By Beatrice Thomas
Qatar Foreign Minister Khalid bin Mohamed Al Attiyah says the Arab Spring will lead to democracy in the Middle East within 10 years as the region consolidates itself, it was reported.
Speaking on the sidelines of the Munich Conference on International Peace and Security, he also reportedly said the changes that began a little more than three years ago would eventually see the region’s political landscape change.
The comments came on the same day a diplomatic incident flared between the UAE and Qatar over comments by a Qatari cleric broadcast on Doha television which the UAE said were an insult against it.
It reflects growing splits between the two members of the Western-allied Gulf Cooperation Council in their approach to Islamists emboldened by the 2011 “Arab Spring” protests that forced four heads of state from power. While Qatar has sided with Islamist groups such as the Muslim Brotherhood, the UAE has taken the opposite tack, cracking down on Islamists at home and supporting Egypt’s military-backed administration.
Al Attiyah said at the conference that Qatar had always been optimistic about positive changes resulting from the Arab Spring and it would come to its logical end, The Peninsula Qatar newspaper reported.
“And that should take about a decade from now to happen,” he was quoted as saying.
He said in the coming 10 years when democracy had deepened its roots in the Middle East, the region would emerge as one of the influential blocks in the world.
The changes would eventually see democracy prevail and consolidate itself in the Middle East, he said. “We are seeing the outcome of the Arab Spring in Tunisia and Yemen,” he said.

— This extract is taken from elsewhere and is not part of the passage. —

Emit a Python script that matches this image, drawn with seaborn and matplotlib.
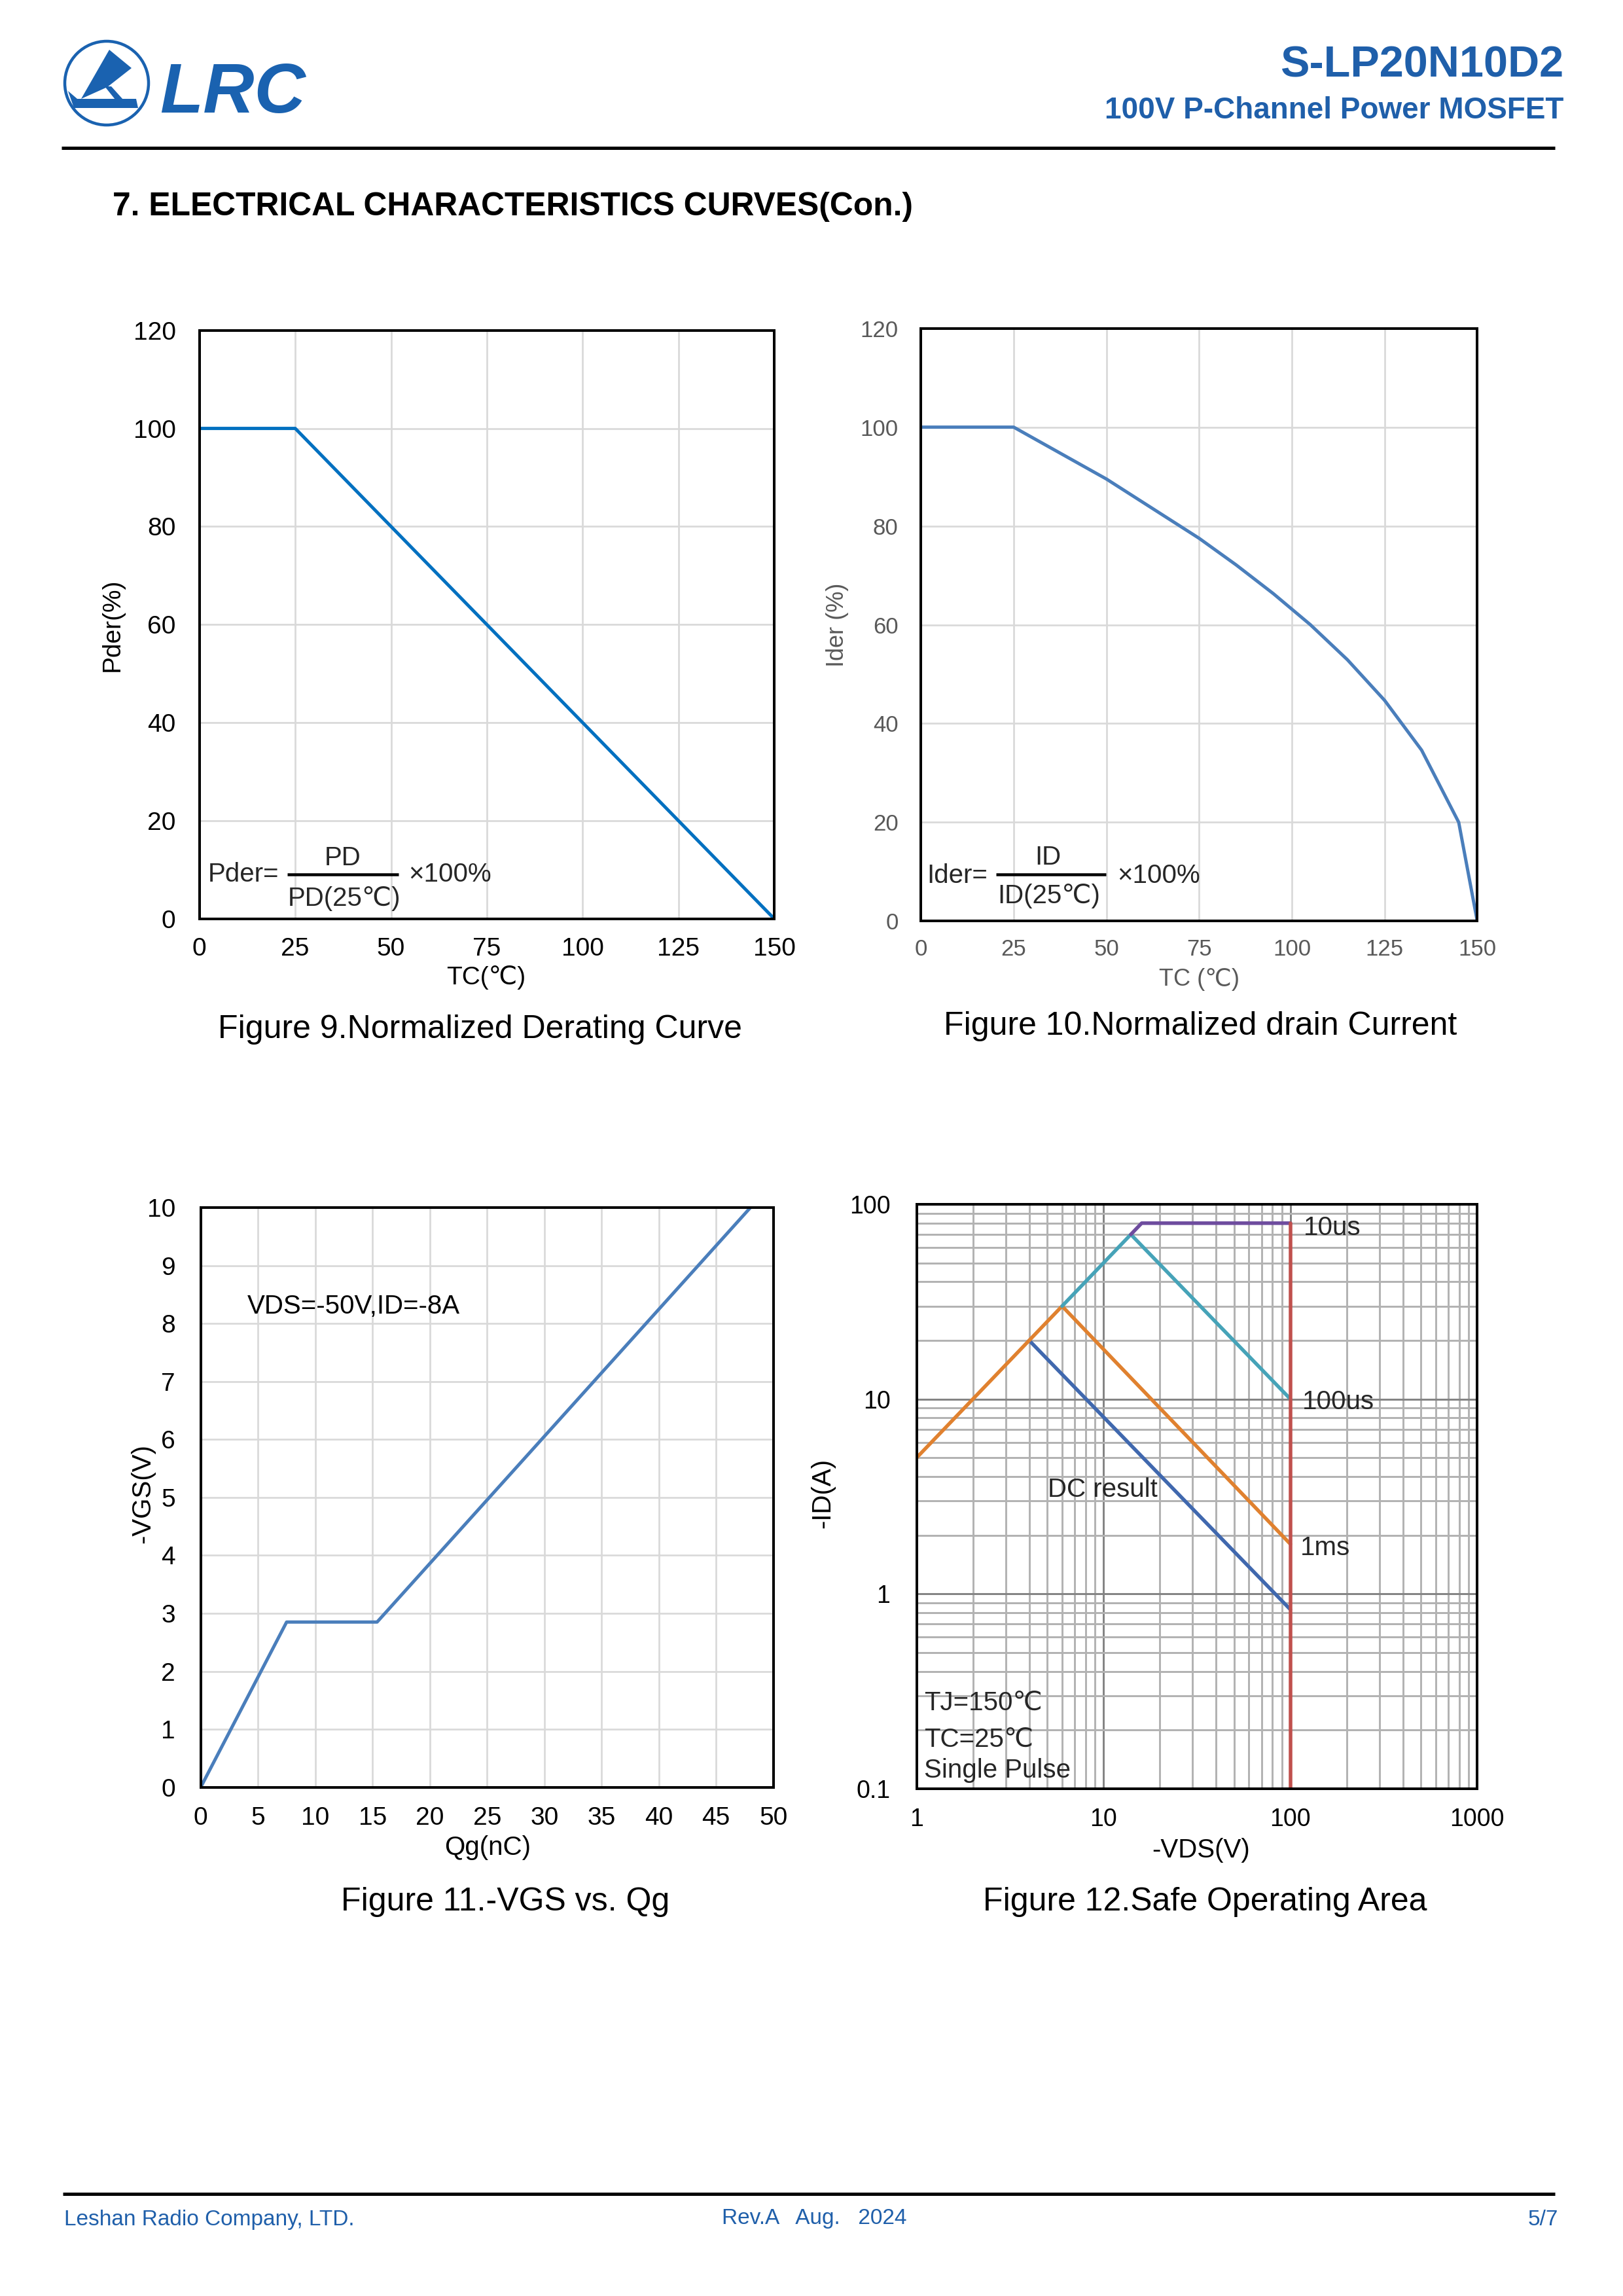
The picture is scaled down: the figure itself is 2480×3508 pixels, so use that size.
import numpy as np
import pandas as pd
import matplotlib
matplotlib.use("Agg")
import matplotlib.pyplot as plt
import matplotlib.ticker as mticker
from matplotlib.patches import Circle, Polygon
import seaborn as sns

# ---------------- data ----------------
tc_pder = [0, 25, 150]
pder = [100, 100, 0]

tc_ider = [0, 25, 50, 75, 85, 95, 105, 115, 125, 135, 145, 150]
ider = [100, 100, 89.5, 77.5, 72.1, 66.3, 60.0, 52.9, 44.7, 34.6, 20.0, 0]

qg = [0, 7.5, 15.4, 48]
vgs = [0, 2.85, 2.85, 10]

soa_10us_v = [14, 16, 100]
soa_10us_i = [70, 80, 80]
soa_100us_v = [6, 14, 100]
soa_100us_i = [30, 70, 10]
soa_1ms_v = [1, 6, 100]
soa_1ms_i = [5, 30, 1.8]
soa_dc_v = [4, 100]
soa_dc_i = [20, 0.83]
soa_lim_v = [100, 100]
soa_lim_i = [80, 0.1]

pct_ticks = [0, 20, 40, 60, 80, 100, 120]
tc_ticks = [0, 25, 50, 75, 100, 125, 150]
qg_ticks = [0, 5, 10, 15, 20, 25, 30, 35, 40, 45, 50]
vgs_ticks = [0, 1, 2, 3, 4, 5, 6, 7, 8, 9, 10]
vds_ticks = [1, 10, 100, 1000]
vds_labels = ["1", "10", "100", "1000"]
id_ticks = [0.1, 1, 10, 100]
id_labels = ["0.1", "1", "10", "100"]

# ---------------- style ----------------
sns.set_theme(style="white")
plt.rcParams['font.family'] = ['Liberation Sans', 'DejaVu Sans']
plt.rcParams['axes.unicode_minus'] = False

W, H = 2480, 3508
fig = plt.figure(figsize=(24.8, 35.08), dpi=100)
PX = 72 / 100.0  # points per pixel

BLUE_HDR = "#1F5FAA"
GRID_L = "#D9D9D9"


def frame_axes(rect):
    ax = fig.add_axes(rect)
    for s in ax.spines.values():
        s.set_visible(True)
        s.set_color('black')
        s.set_linewidth(4 * PX)
    ax.set_axisbelow(True)
    return ax


def rect_px(left, right, top, bottom):
    return [left / W, 1 - bottom / H, (right - left) / W, (bottom - top) / H]


# ---------------- Figure 9 ----------------
ax9 = frame_axes(rect_px(304.7, 1183.3, 504.7, 1404))
df9 = pd.DataFrame({"TC": tc_pder, "Pder": pder})
sns.lineplot(data=df9, x="TC", y="Pder", ax=ax9, color="#0070C0",
             lw=5 * PX, sort=False, estimator=None)
ax9.set_xlim(0, 150)
ax9.set_ylim(0, 120)
ax9.set_xticks(tc_ticks)
ax9.set_yticks(pct_ticks)
ax9.grid(True, color=GRID_L, lw=2.7 * PX)
ax9.tick_params(length=0, labelsize=28, colors='black')
ax9.tick_params(axis='x', pad=20)
ax9.tick_params(axis='y', pad=26)
ax9.set_xlabel("TC(℃)", fontsize=28, color='black')
ax9.set_ylabel("Pder(%)", fontsize=28, color='black', va='center', ha='center')
ax9.xaxis.set_label_coords(0.499, -0.100)
ax9.yaxis.set_label_coords(-0.151, 0.5)
ax9.xaxis.label.set_va('center')

# ---------------- Figure 10 ----------------
GREY_T = "#595959"
ax10 = frame_axes(rect_px(1407.3, 2257.3, 501.7, 1407.3))
df10 = pd.DataFrame({"TC": tc_ider, "Ider": ider})
sns.lineplot(data=df10, x="TC", y="Ider", ax=ax10, color="#4A7EBB",
             lw=5 * PX, sort=False, estimator=None)
ax10.set_xlim(0, 150)
ax10.set_ylim(0, 120)
ax10.set_xticks(tc_ticks)
ax10.set_yticks(pct_ticks)
ax10.grid(True, color=GRID_L, lw=2.7 * PX)
ax10.tick_params(length=0, labelsize=25, labelcolor=GREY_T)
ax10.tick_params(axis='x', pad=19)
ax10.tick_params(axis='y', pad=25)
ax10.set_xlabel("TC (℃)", fontsize=26, color=GREY_T)
ax10.set_ylabel("Ider (%)", fontsize=26, color=GREY_T, va='center', ha='center')
ax10.xaxis.set_label_coords(0.50, -0.099)
ax10.yaxis.set_label_coords(-0.150, 0.5)
ax10.xaxis.label.set_va('center')

# ---------------- Figure 11 ----------------
ax11 = frame_axes(rect_px(306.7, 1181.7, 1845, 2730.7))
df11 = pd.DataFrame({"Qg": qg, "VGS": vgs})
sns.lineplot(data=df11, x="Qg", y="VGS", ax=ax11, color="#4A7EBB",
             lw=5 * PX, sort=False, estimator=None)
ax11.set_xlim(0, 50)
ax11.set_ylim(0, 10)
ax11.set_xticks(qg_ticks)
ax11.set_yticks(vgs_ticks)
ax11.grid(True, color=GRID_L, lw=2.7 * PX)
ax11.tick_params(length=0, labelsize=28, colors='black')
ax11.tick_params(axis='x', pad=21)
ax11.tick_params(axis='y', pad=28)
ax11.set_xlabel("Qg(nC)", fontsize=29, color='black')
ax11.set_ylabel("-VGS(V)", fontsize=29, color='black', va='center', ha='center')
ax11.xaxis.set_label_coords(0.501, -0.104)
ax11.yaxis.set_label_coords(-0.101, 0.507)
ax11.xaxis.label.set_va('center')
ax11.text(0.0817, 0.83, "VDS=-50V,ID=-8A", transform=ax11.transAxes,
          fontsize=29, ha='left', va='center', color='black')

# ---------------- Figure 12 ----------------
ax12 = frame_axes(rect_px(1400.7, 2257.3, 1840, 2732.7))
series12 = [
    (soa_dc_v, soa_dc_i, "#4068AE"),
    (soa_1ms_v, soa_1ms_i, "#E0812F"),
    (soa_100us_v, soa_100us_i, "#46A3B8"),
    (soa_10us_v, soa_10us_i, "#6E4C9E"),
    (soa_lim_v, soa_lim_i, "#C0504D"),
]
for vv, ii, col in series12:
    d = pd.DataFrame({"V": vv, "I": ii})
    sns.lineplot(data=d, x="V", y="I", ax=ax12, color=col, lw=5.5 * PX,
                 sort=False, estimator=None)
ax12.set_xscale('log')
ax12.set_yscale('log')
ax12.set_xlim(1, 1000)
ax12.set_ylim(0.1, 100)
ax12.set_xticks(vds_ticks)
ax12.set_xticklabels(vds_labels)
ax12.set_yticks(id_ticks)
ax12.set_yticklabels(id_labels)
ax12.xaxis.set_minor_locator(mticker.LogLocator(base=10, subs=range(2, 10)))
ax12.yaxis.set_minor_locator(mticker.LogLocator(base=10, subs=range(2, 10)))
ax12.xaxis.set_minor_formatter(mticker.NullFormatter())
ax12.yaxis.set_minor_formatter(mticker.NullFormatter())
ax12.grid(True, which='minor', color="#B3B3B3", lw=3 * PX)
ax12.grid(True, which='major', color="#858585", lw=3 * PX)
ax12.tick_params(which='both', length=0)
ax12.tick_params(labelsize=27, colors='black')
ax12.tick_params(axis='x', pad=21)
ax12.tick_params(axis='y', pad=29)
ax12.set_xlabel("-VDS(V)", fontsize=29, color='black')
ax12.set_ylabel("-ID(A)", fontsize=29, color='black', va='center', ha='center')
ax12.xaxis.set_label_coords(0.507, -0.106)
ax12.yaxis.set_label_coords(-0.168, 0.505)
ax12.xaxis.label.set_va('center')

# ---------------- page decoration (overlay on top, pixel coordinates) ----------------
ov = fig.add_axes([0, 0, 1, 1])
ov.set_xlim(0, W)
ov.set_ylim(H, 0)
ov.axis('off')
ov.set_zorder(10)

# logo
ov.add_patch(Circle((163, 127), 64, fill=False, ec="#1A62B0", lw=4.5 * PX))
ov.add_patch(Polygon([(167, 76), (201, 104), (164, 133), (124, 151)],
                     closed=True, fc="#1A62B0", ec="none"))
ov.add_patch(Polygon([(104, 139), (118, 151), (208, 151), (211, 165), (113, 165)],
                     closed=True, fc="#1A62B0", ec="none"))
ov.add_patch(Polygon([(160, 132), (170, 132), (188, 152), (176, 152)],
                     closed=True, fc="#1A62B0", ec="none"))
ov.text(244, 172, "LRC", fontsize=78, fontweight='bold', fontstyle='italic',
        color="#1A62B0", ha='left', va='baseline')

ov.text(2389, 118, "S-LP20N10D2", fontsize=48, fontweight='bold',
        color=BLUE_HDR, ha='right', va='baseline')
ov.text(2389, 181, "100V P-Channel Power MOSFET", fontsize=33, fontweight='bold',
        color=BLUE_HDR, ha='right', va='baseline')
ov.plot([94, 2376], [226, 226], color='black', lw=5 * PX, solid_capstyle='butt')

ov.text(172, 329, "7. ELECTRICAL CHARACTERISTICS CURVES(Con.)", fontsize=35.8,
        fontweight='bold', color='black', ha='left', va='baseline')

# chart titles
ov.text(733, 1586, "Figure 9.Normalized Derating Curve", fontsize=36,
        ha='center', va='baseline', color='black')
ov.text(1834, 1581, "Figure 10.Normalized drain Current", fontsize=36,
        ha='center', va='baseline', color='black')
ov.text(772, 2919, "Figure 11.-VGS vs. Qg", fontsize=36,
        ha='center', va='baseline', color='black')
ov.text(1841, 2919, "Figure 12.Safe Operating Area", fontsize=36,
        ha='center', va='baseline', color='black')

# formula Fig 9
FS_F = 29
ov.text(318, 1347, "Pder=", fontsize=FS_F, ha='left', va='baseline')
ov.plot([439, 609], [1336, 1336], color='black', lw=4.5 * PX, solid_capstyle='butt')
ov.text(524, 1322, "PD", fontsize=FS_F, ha='center', va='baseline')
ov.text(526, 1384, "PD(25℃)", fontsize=FS_F, ha='center', va='baseline')
ov.text(624, 1347, "×100%", fontsize=FS_F, ha='left', va='baseline')

# formula Fig 10
ov.text(1416, 1349, "Ider=", fontsize=FS_F, ha='left', va='baseline')
ov.plot([1522, 1690], [1336, 1336], color='black', lw=4.5 * PX, solid_capstyle='butt')
ov.text(1601, 1321, "ID", fontsize=FS_F, ha='center', va='baseline')
ov.text(1603, 1380, "ID(25℃)", fontsize=FS_F, ha='center', va='baseline')
ov.text(1707, 1349, "×100%", fontsize=FS_F, ha='left', va='baseline')

# SOA annotations
FS_S = 29
ov.text(1992, 1887, "10us", fontsize=FS_S, ha='left', va='baseline')
ov.text(1990, 2153, "100us", fontsize=FS_S, ha='left', va='baseline')
ov.text(1987, 2376, "1ms", fontsize=FS_S, ha='left', va='baseline')
ov.text(1601, 2287, "DC result", fontsize=FS_S, ha='left', va='baseline')
ov.text(1412, 2613, "TJ=150℃", fontsize=FS_S, ha='left', va='baseline')
ov.text(1412, 2669, "TC=25℃", fontsize=FS_S, ha='left', va='baseline')
ov.text(1412, 2716, "Single Pulse", fontsize=FS_S, ha='left', va='baseline')

# footer
ov.plot([96, 2376], [3352, 3352], color='black', lw=5 * PX, solid_capstyle='butt')
ov.text(98, 3400, "Leshan Radio Company, LTD.", fontsize=24, color=BLUE_HDR,
        ha='left', va='baseline')
ov.text(1103, 3398, "Rev.A   Aug.   2024", fontsize=24, color=BLUE_HDR,
        ha='left', va='baseline')
ov.text(2381, 3400, "5/7", fontsize=24, color=BLUE_HDR, ha='right', va='baseline')

fig.savefig("out.png", dpi=100, facecolor='white')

The minister took part in a debate on the “Future of the Middle East”, along with Abdul Latif Al Zayani, Secretary-General of the GCC, Turki Al Faisal, head of King Faisal Research and Islamic Studies Center in Saudi Arabia, US Senator John McCain, and Turkey’s Foreign Minister Ahmet Davutoglu.
Answering a question about the Arab Gulf region and whether changes were taking place in Qatar as well, Al Attiyah said the social fabric of Gulf societies was such that it was protecting the region from harm.
Responding to a question about Iran and its nuclear program, Al Attiyah said Qatar wanted a peaceful solution. “Qatar is Iran’s neighbour,” he reportedly said.
He rejected a suggestion that Qatar supported extremists.
“Who is an extremist in Syria: those who are using dangerous weapons against their own people or those who are trying to defend the innocent, including pregnant women, the elderly people and children?” he responded.
Referring to an international report on genocide in Syria, Al Attiyah wondered why the world was silent on the issue.
He said it was important to show there was a community in the world siding with justice and dealing with the people neutrally and in a fair manner.